As a way to address these concerns, U.S.M.C. Col. Jeff Cooper (ret), developed what he called the “Color Codes” of awareness. Generally, broken down into four levels: White, Yellow, Orange, and Red, which let you stay relaxed yet aware, but that can change as you anticipate the situation changing, so you will be mentally prepared to take action if needed.

  • White: Unaware and unprepared. Your brain is in “neutral.” This is when you are at home behind a locked door, or another confirmed safe location. You might be reading a book or watching TV. There is no threat, and no reason to be concerned. You are however aware that should something happen, you will not be ready to deal with it – so a knock at the door, a dog barking, a noise outside, will all bring you to a higher level.
  • Yellow: Relaxed alert. No specific threat situation. You are driving and watching the other cars in traffic. You are walking down the street, or at a store, you are in a restaurant and eating a meal. You are paying attention to your surroundings, and if something happens – you notice it, assess, and then return to your relaxed state. Unless you are in a confirmed secure location, this is where you should spend most of your time.
  • Orange: Specific alert. Something is not quite right and has your attention. An argument between two people sounds as if it may become violent. A group of several “hooligan types” walking toward your general location. In your mirror you see a car approaching very fast from behind you – swerving between lanes and causing other drivers to make sudden maneuvers to avoid getting into a crash. Something makes you feel uneasy, and you start to prepare and begin to form plans of action to implement in case this becomes more serious.
  • Red: Condition Red is ready to fight or react – or in some situations, actually taking action. Your mental danger trigger (established back in Condition Orange) has been tripped. If the argument breaks into a fight, I’ll go out that exit door. I’ll move to the other side of the mall to avoid these guys, if they approach I’ll do this or that, etc.
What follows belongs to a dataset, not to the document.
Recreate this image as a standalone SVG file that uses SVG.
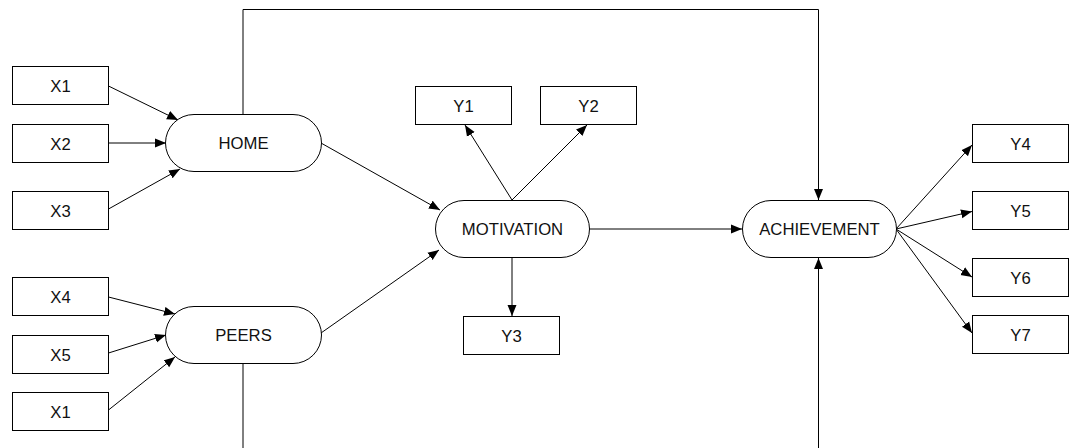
<svg xmlns="http://www.w3.org/2000/svg" width="1074" height="448" viewBox="0 0 1074 448">
  <defs>
    <marker id="arrow" markerUnits="userSpaceOnUse" markerWidth="11" markerHeight="10" refX="11" refY="4.5" orient="auto" viewBox="0 0 11 9">
      <path d="M0,0 L11,4.5 L0,9 Z" fill="#000"/>
    </marker>
    <style>
      .box { fill: #fff; stroke: #000; stroke-width: 1; }
      .latent { fill: #fff; stroke: #000; stroke-width: 1; }
      .lbl { font-family: "Liberation Sans", Arial, sans-serif; font-size: 16.7px; fill: #111; text-anchor: middle; }
      .edge { fill: none; stroke: #000; stroke-width: 1; marker-end: url(#arrow); }
      .plain { fill: none; stroke: #000; stroke-width: 1; }
    </style>
  </defs>
  <rect width="1074" height="448" fill="#fff"/>

  <!-- connectors -->
  <g id="connectors">
    <!-- indicators into HOME -->
    <line class="edge" x1="108.5" y1="86" x2="178" y2="120"/>
    <line class="edge" x1="108.5" y1="143" x2="166" y2="143"/>
    <line class="edge" x1="108.5" y1="209" x2="180" y2="169"/>
    <!-- indicators into PEERS -->
    <line class="edge" x1="108.5" y1="297" x2="175" y2="314"/>
    <line class="edge" x1="108.5" y1="353" x2="166" y2="335"/>
    <line class="edge" x1="108.5" y1="410" x2="175" y2="357"/>
    <!-- latent paths -->
    <line class="edge" x1="321" y1="143" x2="440" y2="210"/>
    <line class="edge" x1="321" y1="333" x2="439" y2="250"/>
    <line class="edge" x1="589" y1="229" x2="742" y2="229"/>
    <!-- MOTIVATION indicators -->
    <line class="edge" x1="512" y1="200" x2="465" y2="125"/>
    <line class="edge" x1="512" y1="200" x2="587" y2="125"/>
    <line class="edge" x1="512" y1="258" x2="512" y2="316"/>
    <!-- HOME to ACHIEVEMENT over the top -->
    <path class="edge" d="M243,114 V9.5 H818.5 V200"/>
    <!-- PEERS to ACHIEVEMENT along the bottom -->
    <path class="edge" d="M243,364 V470 H818.5 V258"/>
    <!-- ACHIEVEMENT indicators -->
    <line class="edge" x1="896" y1="229" x2="972" y2="145"/>
    <line class="edge" x1="896" y1="229" x2="972" y2="211.5"/>
    <line class="edge" x1="896" y1="229" x2="972" y2="277"/>
    <line class="edge" x1="896" y1="229" x2="972" y2="333"/>
  </g>

  <!-- observed variables -->
  <g id="x1"><rect class="box" x="12.5" y="66.5" width="96" height="38"/><text class="lbl" x="60.5" y="91.5">X1</text></g>
  <g id="x2"><rect class="box" x="12.5" y="124.5" width="96" height="38"/><text class="lbl" x="60.5" y="149.5">X2</text></g>
  <g id="x3"><rect class="box" x="12.5" y="191.5" width="96" height="38"/><text class="lbl" x="60.5" y="216.5">X3</text></g>
  <g id="x4"><rect class="box" x="12.5" y="277.5" width="96" height="38"/><text class="lbl" x="60.5" y="302.5">X4</text></g>
  <g id="x5"><rect class="box" x="12.5" y="335.5" width="96" height="38"/><text class="lbl" x="60.5" y="360.5">X5</text></g>
  <g id="x1b"><rect class="box" x="12.5" y="392.5" width="96" height="38"/><text class="lbl" x="60.5" y="417.5">X1</text></g>

  <g id="y1"><rect class="box" x="415.5" y="86.5" width="96" height="38"/><text class="lbl" x="463.5" y="111.5">Y1</text></g>
  <g id="y2"><rect class="box" x="540.5" y="86.5" width="96" height="38"/><text class="lbl" x="588.5" y="111.5">Y2</text></g>
  <g id="y3"><rect class="box" x="463.5" y="316.5" width="96" height="38"/><text class="lbl" x="511.5" y="341.5">Y3</text></g>

  <g id="y4"><rect class="box" x="972.5" y="124.5" width="96" height="38"/><text class="lbl" x="1020.5" y="149.5">Y4</text></g>
  <g id="y5"><rect class="box" x="972.5" y="191.5" width="96" height="38"/><text class="lbl" x="1020.5" y="216.5">Y5</text></g>
  <g id="y6"><rect class="box" x="972.5" y="258.5" width="96" height="38"/><text class="lbl" x="1020.5" y="283.5">Y6</text></g>
  <g id="y7"><rect class="box" x="972.5" y="315.5" width="96" height="38"/><text class="lbl" x="1020.5" y="340.5">Y7</text></g>

  <!-- latent constructs -->
  <g id="home"><rect class="latent" x="165.5" y="114.5" width="156" height="57" rx="28.5"/><text class="lbl" x="243.5" y="149">HOME</text></g>
  <g id="peers"><rect class="latent" x="165.5" y="306.5" width="156" height="57" rx="28.5"/><text class="lbl" x="243.5" y="341">PEERS</text></g>
  <g id="motivation"><rect class="latent" x="435.5" y="200.5" width="154" height="57" rx="28.5"/><text class="lbl" x="512.5" y="235">MOTIVATION</text></g>
  <g id="achievement"><rect class="latent" x="742.5" y="200.5" width="154" height="57" rx="28.5"/><text class="lbl" x="819.5" y="235">ACHIEVEMENT</text></g>
</svg>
I’ll slow slightly and if the car passes on my left I’ll do this, on the right I’ll do that. If your attempt to avoid trouble fails, you have already identified the first and subsequent courses of action, and will take that action.

Ideally, by paying attention to your surroundings and adjusting your level of awareness, you are at a level appropriate to the circumstances, and never too “aware” unless something happens that requires a higher level of your attention. Being in “Yellow” soon becomes a normal state, and maybe in a “light yellow” state when you are in the corner booth, where you can see the entire room in a sparsely occupied restaurant. More people, more potential threats, go back to “yellow” until things relax again. Walking out to your car from the restaurant? Maybe a darker yellow as you have your head scanning back and forth looking for potential lurkers between you and your parked car, or who might approach from the rear.

You may find other versions that add additional colors (such as black – when you are unable to react, either because you are frozen with fear, or your physical status – when you experience a hyper heart rate or your blood pressure rises to a level where you are physically unable to function effectively). Typically, if you are aware, and have mentally rehearsed potential actions, you will not freeze, and will remain calm as you move through your planned response, so for our purposes, we’ll stay with the simple logic of the original.

It all happened so fast! I never saw it coming! Guess what – chances are someone wasn’t paying attention. We know that in responding to a critical self-defense situation, you may need to “work yourself up” to taking action. If your first indication of a problem is when you see the gun pointed at you, the knife near your midsection, or feeling a flash of pain on the back of your head as you lose consciousness – your ability to defend yourself has been severely compromised.

On the other hand, let’s assume you spot something of concern while in “Condition Yellow.” Then begin to formulate a plan as you shift to “Condition Orange.” As the threat moves closer or becomes more real – your transition to “Condition Red” and you begin moving into action. You may or may not have a better outcome, but you’ll have a better chance of being successful in defending yourself – if you have time to “ramp-up” to taking action.

There is no magic here. This is all based on results obtained and proven in actual real world conditions. All Col. Cooper did for us was to put names and definitions to those actions people trained to be alert were already taking. His explanations have helped by giving us a shortcut, assisting us to better understand ways to remain aware – without needing to learn these lessons the hard way. Start today, take advantage of these lessons, and use them to help protect yourself, and those you care about.